According to Johnson, he and his defensive teammates have been “getting after” quarterback Alex Orji, the dual-threat quarterback who has generated the most buzz among the five candidates vying to succeed McCarthy.
“I feel at times it may be hard (for the offense),” edge defender Derrick Moore said. “But eventually they end up always having some type of answer to respond.”
Credit Orji and Edwards for that. They have encouraged the teammates on their side of the ball to show some fight and strike back. That kind of resilience will be needed when the Wolverines tackle a challenging schedule within the expanded Big Ten this fall, according to offensive line coach Grant Newsome. Newsome was adamant that in practice, just as in the games, the offense can’t succumb.
Rather, he said, it simply must “play better.”
“The challenge for us is there is no ‘woe is me’ or, ‘Hey, it’s all right, they’re really good.’ It’s ‘OK if we don’t move the ball in practice,’” he continued. “We’ve got to execute. It may be tough. But it’s going to be tough in November, too. So, we’re positive and uplifting. But there are expectations we are going to come out and move the ball and score points regardless of who the defense is. … It’s a younger group.
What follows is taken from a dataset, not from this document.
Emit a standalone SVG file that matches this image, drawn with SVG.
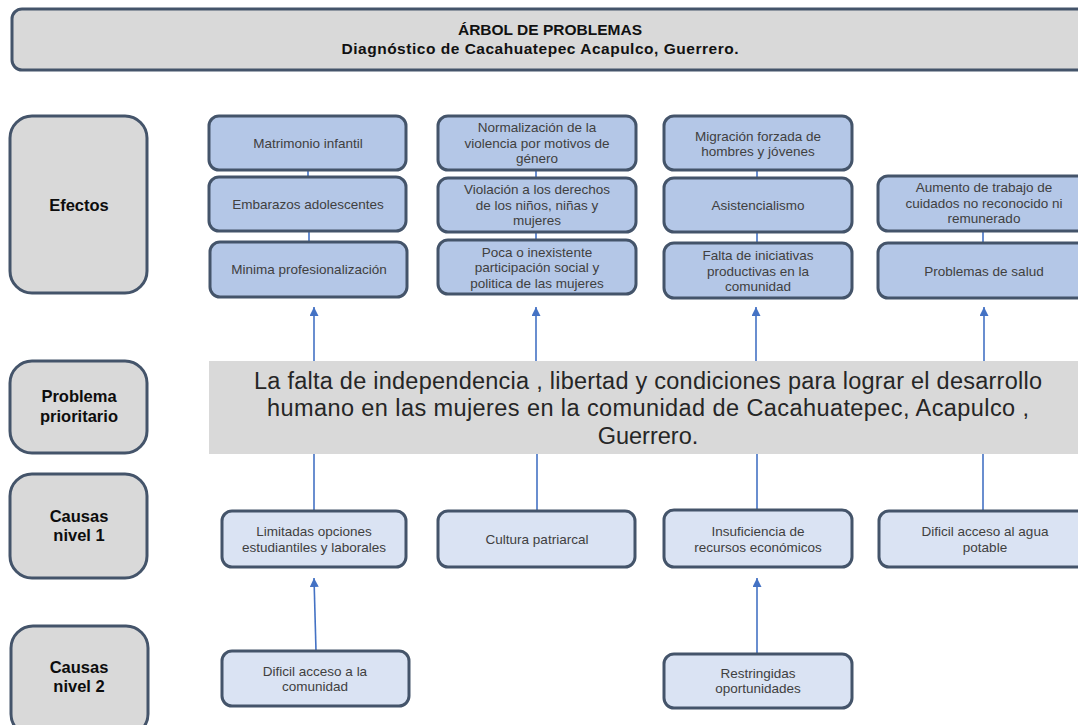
<svg xmlns="http://www.w3.org/2000/svg" width="1078" height="725" viewBox="0 0 1078 725">
<defs>
<style>
.lbl{fill:#d9d9d9;stroke:#44546a;stroke-width:3}
.eff{fill:#b4c7e7;stroke:#44546a;stroke-width:3}
.cau{fill:#dae3f3;stroke:#44546a;stroke-width:3}
.lt{font-family:"Liberation Sans",Arial,sans-serif;font-weight:bold;font-size:16.5px;fill:#0d0d0d;text-anchor:middle}
.nt{font-family:"Liberation Sans",Arial,sans-serif;font-size:13.5px;fill:#404040;text-anchor:middle}
.pt{font-family:"Liberation Sans",Arial,sans-serif;font-size:23.5px;fill:#262626;text-anchor:middle}
.tt{font-family:"Liberation Sans",Arial,sans-serif;font-size:15.5px;font-weight:bold;fill:#111;text-anchor:middle}
.con{stroke:#4472c4;stroke-width:1.6;fill:none}
</style>
<marker id="ah" markerUnits="userSpaceOnUse" markerWidth="10" markerHeight="10" refX="9" refY="4.5" orient="auto">
<path d="M0,0 L9,4.5 L0,9 z" fill="#4472c4"/>
</marker>
</defs>
<rect width="1078" height="725" fill="#ffffff"/>

<g id="title">
<rect x="12" y="9" width="1080" height="61" rx="10" class="lbl"/>
<text x="550" y="35" class="tt">ÁRBOL DE PROBLEMAS</text>
<text x="540" y="54" class="tt" textLength="397">Diagnóstico  de Cacahuatepec Acapulco, Guerrero.</text>
</g>

<g id="lbl-efectos"><rect x="10" y="116" width="137" height="177" rx="22" class="lbl"/><text x="79" y="211" class="lt">Efectos</text></g>
<g id="lbl-problema"><rect x="10" y="361" width="137" height="92" rx="22" class="lbl"/><text x="79" y="402" class="lt">Problema</text><text x="79" y="422" class="lt">prioritario</text></g>
<g id="lbl-causas1"><rect x="10" y="474" width="137" height="104" rx="22" class="lbl"/><text x="79" y="522" class="lt">Causas</text><text x="79" y="541" class="lt">nivel 1</text></g>
<g id="lbl-causas2"><rect x="11" y="626" width="137" height="110" rx="22" class="lbl"/><text x="79" y="673" class="lt">Causas</text><text x="79" y="692" class="lt">nivel 2</text></g>

<g id="connectors">
<line x1="308" y1="170" x2="308" y2="177" class="con"/>
<line x1="309" y1="231" x2="309" y2="242" class="con"/>
<line x1="536" y1="170" x2="536" y2="178" class="con"/>
<line x1="536" y1="232" x2="536" y2="240" class="con"/>
<line x1="757" y1="170" x2="757" y2="178" class="con"/>
<line x1="757" y1="232" x2="757" y2="243" class="con"/>
<line x1="983" y1="231" x2="983" y2="243" class="con"/>
<line x1="314" y1="361" x2="314" y2="307" class="con" marker-end="url(#ah)"/>
<line x1="536" y1="361" x2="536" y2="307" class="con" marker-end="url(#ah)"/>
<line x1="756" y1="361" x2="756" y2="307" class="con" marker-end="url(#ah)"/>
<line x1="984" y1="361" x2="984" y2="307" class="con" marker-end="url(#ah)"/>
<line x1="314" y1="454" x2="314" y2="511" class="con"/>
<line x1="537" y1="454" x2="537" y2="511" class="con"/>
<line x1="757" y1="454" x2="757" y2="510" class="con"/>
<line x1="983" y1="454" x2="983" y2="511" class="con"/>
<line x1="316" y1="651" x2="314" y2="578" class="con" marker-end="url(#ah)"/>
<line x1="757" y1="654" x2="757" y2="578" class="con" marker-end="url(#ah)"/>
</g>

<g id="problema">
<rect x="209" y="361" width="875" height="93" fill="#d9d9d9"/>
<text x="648" y="389" class="pt" textLength="788">La falta de independencia , libertad y condiciones para lograr  el desarrollo</text>
<text x="648" y="416" class="pt" textLength="762">humano  en las mujeres en la comunidad de Cacahuatepec, Acapulco ,</text>
<text x="648" y="444" class="pt">Guerrero.</text>
</g>

<g id="e-matrimonio"><rect x="209" y="116" width="197" height="54" rx="10" class="eff"/><text x="308" y="148" class="nt">Matrimonio infantil</text></g>
<g id="e-embarazos"><rect x="209" y="177" width="197" height="54" rx="10" class="eff"/><text x="308" y="209" class="nt">Embarazos adolescentes</text></g>
<g id="e-minima"><rect x="210" y="242" width="197" height="55" rx="10" class="eff"/><text x="309" y="274" class="nt">Minima profesionalización</text></g>

<g id="e-normalizacion"><rect x="438" y="116" width="198" height="54" rx="10" class="eff"/><text x="537" y="132" class="nt">Normalización de la</text><text x="537" y="148" class="nt">violencia por motivos de</text><text x="537" y="163" class="nt">género</text></g>
<g id="e-violacion"><rect x="438" y="178" width="198" height="54" rx="10" class="eff"/><text x="537" y="194" class="nt">Violación a los derechos</text><text x="537" y="210" class="nt">de los niños, niñas  y</text><text x="537" y="225" class="nt">mujeres</text></g>
<g id="e-poca"><rect x="438" y="240" width="198" height="54" rx="10" class="eff"/><text x="537" y="257" class="nt">Poca o inexistente</text><text x="537" y="272" class="nt">participación social y</text><text x="537" y="288" class="nt">politica de las mujeres</text></g>

<g id="e-migracion"><rect x="664" y="116" width="188" height="54" rx="10" class="eff"/><text x="758" y="141" class="nt">Migración forzada de</text><text x="758" y="156" class="nt">hombres y jóvenes</text></g>
<g id="e-asistencialismo"><rect x="664" y="178" width="188" height="54" rx="10" class="eff"/><text x="758" y="210" class="nt">Asistencialismo</text></g>
<g id="e-falta"><rect x="664" y="243" width="188" height="55" rx="10" class="eff"/><text x="758" y="260" class="nt">Falta de iniciativas</text><text x="758" y="276" class="nt">productivas en la</text><text x="758" y="291" class="nt">comunidad</text></g>

<g id="e-aumento"><rect x="878" y="176" width="212" height="55" rx="10" class="eff"/><text x="984" y="192" class="nt">Aumento de trabajo de</text><text x="984" y="208" class="nt">cuidados no reconocido ni</text><text x="984" y="223" class="nt">remunerado</text></g>
<g id="e-salud"><rect x="878" y="243" width="212" height="55" rx="10" class="eff"/><text x="984" y="276" class="nt">Problemas de salud</text></g>

<g id="c1-limitadas"><rect x="222" y="511" width="184" height="56" rx="10" class="cau"/><text x="314" y="536" class="nt">Limitadas opciones</text><text x="314" y="552" class="nt">estudiantiles y laborales</text></g>
<g id="c1-cultura"><rect x="438" y="511" width="197" height="56" rx="10" class="cau"/><text x="537" y="544" class="nt">Cultura patriarcal</text></g>
<g id="c1-insuficiencia"><rect x="664" y="510" width="188" height="57" rx="10" class="cau"/><text x="758" y="536" class="nt">Insuficiencia de</text><text x="758" y="552" class="nt">recursos económicos</text></g>
<g id="c1-agua"><rect x="879" y="511" width="212" height="56" rx="10" class="cau"/><text x="985" y="536" class="nt">Dificil acceso al agua</text><text x="985" y="552" class="nt">potable</text></g>

<g id="c2-acceso"><rect x="222" y="651" width="187" height="55" rx="10" class="cau"/><text x="315" y="676" class="nt">Dificil acceso a la</text><text x="315" y="691" class="nt">comunidad</text></g>
<g id="c2-restringidas"><rect x="664" y="654" width="188" height="54" rx="10" class="cau"/><text x="758" y="678" class="nt">Restringidas</text><text x="758" y="693" class="nt">oportunidades</text></g>
</svg>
But we still have playmakers all over the field, and offensive line-wise we still have a bunch of talent in the room.”
Whether they can consistently outmaneuver their own defense remains a question, however.
If they eventually get to that point, then the Wolverines may start to resemble the kind of “complete team” Corum described last fall.
After all, Morris said, “We feel like we’ve got the best defense in the country.”
And that unit, according to Derrick Moore, yearns to be challenged in Michigan’s Thunderdome along State Street.
“Being able to have them back-and-forth practices is just going to be able to make us better,” he said.
All anyone needs to do is look back at last season for evidence of that.